─── Supplied information

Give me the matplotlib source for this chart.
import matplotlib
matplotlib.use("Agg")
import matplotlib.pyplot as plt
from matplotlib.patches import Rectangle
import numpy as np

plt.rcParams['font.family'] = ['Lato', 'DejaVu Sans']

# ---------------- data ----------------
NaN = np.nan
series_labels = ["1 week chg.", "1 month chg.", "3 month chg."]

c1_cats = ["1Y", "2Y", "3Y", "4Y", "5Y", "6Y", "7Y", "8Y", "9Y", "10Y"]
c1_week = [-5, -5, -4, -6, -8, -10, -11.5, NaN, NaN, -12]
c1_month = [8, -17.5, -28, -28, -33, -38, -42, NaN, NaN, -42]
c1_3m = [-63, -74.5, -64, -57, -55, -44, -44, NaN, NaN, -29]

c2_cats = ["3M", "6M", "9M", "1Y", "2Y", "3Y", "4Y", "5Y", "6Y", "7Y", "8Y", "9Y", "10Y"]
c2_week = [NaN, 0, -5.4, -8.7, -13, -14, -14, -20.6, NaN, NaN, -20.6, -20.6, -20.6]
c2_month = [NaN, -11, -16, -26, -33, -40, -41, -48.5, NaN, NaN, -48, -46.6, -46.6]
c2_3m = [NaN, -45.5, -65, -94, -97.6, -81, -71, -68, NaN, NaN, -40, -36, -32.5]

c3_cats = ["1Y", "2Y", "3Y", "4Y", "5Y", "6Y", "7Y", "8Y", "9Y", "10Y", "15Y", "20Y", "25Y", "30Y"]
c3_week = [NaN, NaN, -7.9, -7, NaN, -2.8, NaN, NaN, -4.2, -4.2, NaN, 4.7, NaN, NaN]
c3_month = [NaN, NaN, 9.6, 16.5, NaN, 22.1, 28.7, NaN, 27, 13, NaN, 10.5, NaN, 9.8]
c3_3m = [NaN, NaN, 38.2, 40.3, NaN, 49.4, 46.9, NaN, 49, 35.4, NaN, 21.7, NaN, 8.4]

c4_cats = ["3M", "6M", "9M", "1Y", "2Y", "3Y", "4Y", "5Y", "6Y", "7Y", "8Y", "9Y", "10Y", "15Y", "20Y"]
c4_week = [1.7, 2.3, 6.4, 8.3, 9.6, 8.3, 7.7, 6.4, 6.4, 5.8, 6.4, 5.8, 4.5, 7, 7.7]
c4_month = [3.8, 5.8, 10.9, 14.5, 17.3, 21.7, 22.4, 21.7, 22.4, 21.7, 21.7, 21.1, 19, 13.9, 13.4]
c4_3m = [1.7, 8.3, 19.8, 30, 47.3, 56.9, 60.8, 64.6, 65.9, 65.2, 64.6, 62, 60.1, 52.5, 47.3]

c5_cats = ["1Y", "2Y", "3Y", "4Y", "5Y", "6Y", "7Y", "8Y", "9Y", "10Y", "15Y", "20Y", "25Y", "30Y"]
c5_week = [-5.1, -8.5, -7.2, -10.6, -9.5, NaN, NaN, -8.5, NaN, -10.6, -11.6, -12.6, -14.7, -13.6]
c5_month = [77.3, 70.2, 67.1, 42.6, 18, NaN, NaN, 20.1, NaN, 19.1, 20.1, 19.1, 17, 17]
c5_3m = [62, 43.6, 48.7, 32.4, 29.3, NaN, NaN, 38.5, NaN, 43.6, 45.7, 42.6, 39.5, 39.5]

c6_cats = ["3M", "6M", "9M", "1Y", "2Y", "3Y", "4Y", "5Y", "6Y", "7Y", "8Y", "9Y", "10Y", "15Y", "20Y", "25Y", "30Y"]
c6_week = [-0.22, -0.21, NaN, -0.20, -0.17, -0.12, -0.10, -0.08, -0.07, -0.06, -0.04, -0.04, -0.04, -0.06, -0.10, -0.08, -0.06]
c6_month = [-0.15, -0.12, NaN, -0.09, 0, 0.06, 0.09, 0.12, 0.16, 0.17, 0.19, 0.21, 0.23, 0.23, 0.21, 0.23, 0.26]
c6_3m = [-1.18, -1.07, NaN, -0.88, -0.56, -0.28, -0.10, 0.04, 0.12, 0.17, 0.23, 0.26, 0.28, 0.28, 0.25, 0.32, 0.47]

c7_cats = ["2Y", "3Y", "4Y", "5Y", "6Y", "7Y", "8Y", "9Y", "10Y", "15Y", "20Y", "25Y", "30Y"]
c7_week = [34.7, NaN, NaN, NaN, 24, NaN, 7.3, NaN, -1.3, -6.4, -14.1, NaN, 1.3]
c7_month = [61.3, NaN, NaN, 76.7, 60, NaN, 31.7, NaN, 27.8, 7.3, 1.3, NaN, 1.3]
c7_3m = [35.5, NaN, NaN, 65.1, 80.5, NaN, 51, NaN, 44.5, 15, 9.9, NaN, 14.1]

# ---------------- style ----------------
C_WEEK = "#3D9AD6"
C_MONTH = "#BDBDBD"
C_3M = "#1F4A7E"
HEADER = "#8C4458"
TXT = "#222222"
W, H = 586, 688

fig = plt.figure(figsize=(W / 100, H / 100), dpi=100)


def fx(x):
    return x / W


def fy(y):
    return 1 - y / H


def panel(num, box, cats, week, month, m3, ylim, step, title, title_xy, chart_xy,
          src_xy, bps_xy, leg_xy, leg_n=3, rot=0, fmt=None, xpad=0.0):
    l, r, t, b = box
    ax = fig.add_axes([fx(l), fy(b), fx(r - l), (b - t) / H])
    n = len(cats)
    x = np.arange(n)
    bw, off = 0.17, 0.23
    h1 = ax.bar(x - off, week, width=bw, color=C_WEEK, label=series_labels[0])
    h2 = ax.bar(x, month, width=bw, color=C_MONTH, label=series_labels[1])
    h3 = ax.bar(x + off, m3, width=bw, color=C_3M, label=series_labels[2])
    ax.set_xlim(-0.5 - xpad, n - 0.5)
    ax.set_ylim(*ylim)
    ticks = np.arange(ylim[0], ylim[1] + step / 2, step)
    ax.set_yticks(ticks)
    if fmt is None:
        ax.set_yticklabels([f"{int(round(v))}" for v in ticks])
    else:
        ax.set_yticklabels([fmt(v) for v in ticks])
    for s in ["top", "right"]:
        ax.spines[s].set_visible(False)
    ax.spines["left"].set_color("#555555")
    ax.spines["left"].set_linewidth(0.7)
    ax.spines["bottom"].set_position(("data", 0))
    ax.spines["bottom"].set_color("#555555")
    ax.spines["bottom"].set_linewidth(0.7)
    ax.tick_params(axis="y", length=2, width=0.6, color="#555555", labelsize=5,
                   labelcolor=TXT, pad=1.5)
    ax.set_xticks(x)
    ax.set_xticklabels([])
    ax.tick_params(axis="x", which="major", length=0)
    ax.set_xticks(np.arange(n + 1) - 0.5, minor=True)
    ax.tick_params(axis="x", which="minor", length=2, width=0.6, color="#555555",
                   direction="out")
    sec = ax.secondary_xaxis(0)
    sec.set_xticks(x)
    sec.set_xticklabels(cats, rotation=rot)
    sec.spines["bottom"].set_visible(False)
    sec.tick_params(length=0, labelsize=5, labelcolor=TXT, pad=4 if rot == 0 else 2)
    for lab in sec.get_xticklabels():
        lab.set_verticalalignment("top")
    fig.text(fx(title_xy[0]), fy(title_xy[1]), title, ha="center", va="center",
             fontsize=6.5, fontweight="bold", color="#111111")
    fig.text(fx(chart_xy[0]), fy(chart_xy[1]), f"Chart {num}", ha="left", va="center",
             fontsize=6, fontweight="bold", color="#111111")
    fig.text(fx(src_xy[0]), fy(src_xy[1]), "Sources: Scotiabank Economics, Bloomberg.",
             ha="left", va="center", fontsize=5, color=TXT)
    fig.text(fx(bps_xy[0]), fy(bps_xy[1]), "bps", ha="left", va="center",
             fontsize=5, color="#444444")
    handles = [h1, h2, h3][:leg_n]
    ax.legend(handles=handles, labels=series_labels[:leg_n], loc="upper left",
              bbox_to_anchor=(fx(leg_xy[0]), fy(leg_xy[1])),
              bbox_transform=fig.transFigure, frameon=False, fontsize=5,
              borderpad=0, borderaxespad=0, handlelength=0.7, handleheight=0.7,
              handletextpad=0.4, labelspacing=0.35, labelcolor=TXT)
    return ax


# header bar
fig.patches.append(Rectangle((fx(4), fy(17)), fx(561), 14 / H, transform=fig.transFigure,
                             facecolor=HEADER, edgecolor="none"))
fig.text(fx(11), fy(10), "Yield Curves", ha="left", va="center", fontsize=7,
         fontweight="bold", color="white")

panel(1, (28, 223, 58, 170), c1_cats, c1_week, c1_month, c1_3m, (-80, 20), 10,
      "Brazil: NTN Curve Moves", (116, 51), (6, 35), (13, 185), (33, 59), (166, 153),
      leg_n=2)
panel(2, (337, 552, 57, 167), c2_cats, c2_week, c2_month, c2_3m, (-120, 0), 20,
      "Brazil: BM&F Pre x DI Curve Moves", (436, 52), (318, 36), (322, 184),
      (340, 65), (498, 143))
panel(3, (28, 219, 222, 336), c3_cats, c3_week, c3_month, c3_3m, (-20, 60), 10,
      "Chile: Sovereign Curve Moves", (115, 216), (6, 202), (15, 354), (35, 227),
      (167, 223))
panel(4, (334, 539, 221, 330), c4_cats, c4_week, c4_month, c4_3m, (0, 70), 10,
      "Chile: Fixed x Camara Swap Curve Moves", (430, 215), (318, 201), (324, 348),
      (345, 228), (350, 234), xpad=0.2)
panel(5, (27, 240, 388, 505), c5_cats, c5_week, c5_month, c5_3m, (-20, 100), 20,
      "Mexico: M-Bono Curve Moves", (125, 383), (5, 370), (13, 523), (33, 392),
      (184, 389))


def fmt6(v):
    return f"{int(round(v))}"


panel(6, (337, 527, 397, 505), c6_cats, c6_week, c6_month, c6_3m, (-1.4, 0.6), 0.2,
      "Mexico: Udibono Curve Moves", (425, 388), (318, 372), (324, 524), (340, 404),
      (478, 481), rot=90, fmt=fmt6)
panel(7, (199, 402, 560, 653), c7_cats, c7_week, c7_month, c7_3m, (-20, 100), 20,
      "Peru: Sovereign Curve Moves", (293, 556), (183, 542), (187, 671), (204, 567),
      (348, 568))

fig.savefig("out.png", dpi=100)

──────

Copy all lines above containing the string "matplotlib".

Solution for this problem →
Give me the matplotlib source for this chart.
import matplotlib
matplotlib.use("Agg")
import matplotlib.pyplot as plt
from matplotlib.patches import Rectangle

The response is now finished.